2026 April 22: Cheerios and Roses
In which letter-writing is mused on, but my specific intended subject is dealt with swiftly in the end.

Me, I love a good missive. I always wanted to be a letter writerer. My history of actually keeping up a correspondence is spotty, to say the least. The last I did in any seriousness was in college. The difficulty is that I take it all too dang seriously for my health. I want to be, you know, responsive, reply quickly and neatly.

Let it be clarified that yes, I am talking about handwriting a physical letter which you would then put in an envelope, stick a stamp on, and send it through the post office. That kind of letter; what your grandparents (or great, or great-great grandparents) did, when they weren't sending telegrams through Western Union or shouting "ahoy hoy" down their telephonic contrivances.

In this day and age of course, it behooves one to respond with some alacrity if you go down this snail-mail route. Days between responses is practically stone age compared to the instantaneous messages we can send to anyone we are connected to in the world. So: when you're me and you agonize over everything—for god's sake you DRAFT your letters, edit, and redraft—and then, by god again! it's been a month and you still haven't replied! It's not even that the conversation has been that deep or important...! and I would write too much. Pages and pages. And receive a half page reply. Add to that, now I've set myself a standard to live up to. How can this next letter be as good as the previous? Was the previous any good? I DON'T KNOW. My anxiety wasn't helped by having intense crushes on the ladies I was attempting to communicate with. So.

I love books that collect letters from my favorite authors; "The Collected Letters of". You see a whole other side to their personality, sides that do not necessarily feature in their work; who knew H.P. Lovecraft could actually be really funny and endearing, 'midst his more problematic inclinations and all the cosmic horror we know him for (he was also one of the most prolific letter writers ever). Letters are, traditionally, meant for an audience of one. Those that are meant for more are usually those holiday, end-of-year, family updates that remind you that you, personally, haven't done shit in the past year. Thankfully these are rhetorical; no responses are expected. Maybe one of these years I'll write a tongue-firmly-in-cheek annual update.


But I want to focus on the seemingly simple sign-off. In snail mail and email, interchangeably, doesn't matter. Do you just end the letter you're writing, and put your name at the bottom? Sincerely? All the best? Yours, dare I hazard a guess, truly?

I'll bring it down: reading P.G. Wodehouse when I was younger I built a love of those silly old Britishisms of the Edwardian era like "toodle pip" and "cheerio".
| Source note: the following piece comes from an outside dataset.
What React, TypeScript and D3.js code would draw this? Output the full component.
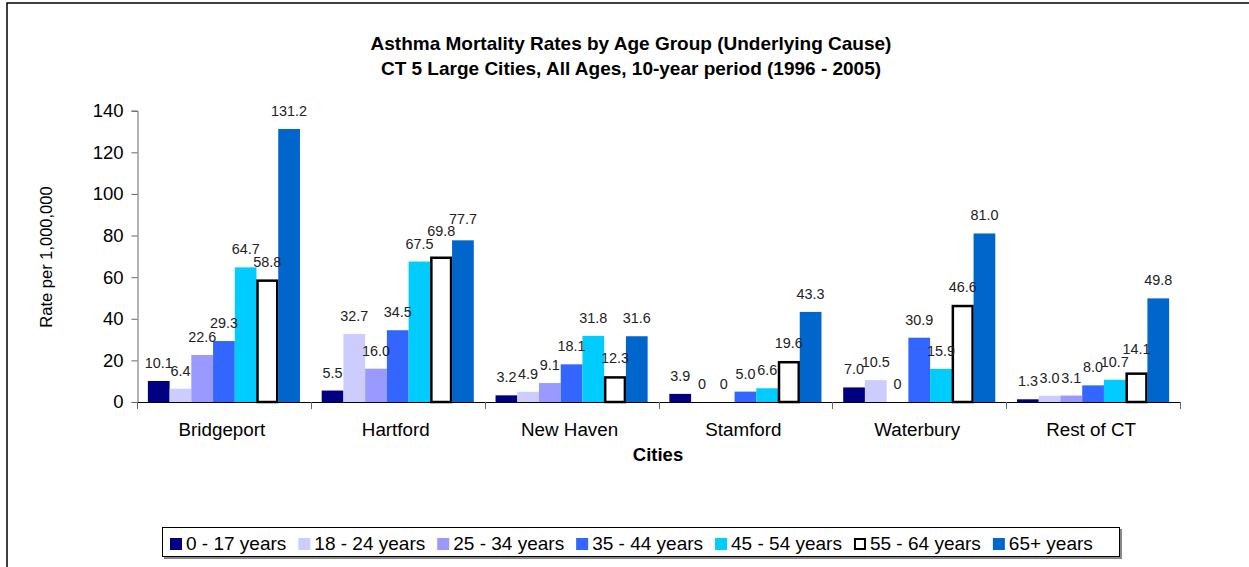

I like a good bit of assonance, too; a rhythmic, lilting little phrase, thus my preferred personal sign off:

Cheerios and roses!

I used to love coming up with these sorts of phrases, mostly for my amusement and only on occasion for anyone else's. Life time ago; yesterday. So uh, yeah. That's all. Flowers and generic breakfast cereal. 'til next time.

*

* this is from a font I constructed that I call FriedrichWilhelm (get it now). It is imperfect, incomplete of most special characters, but full of personality.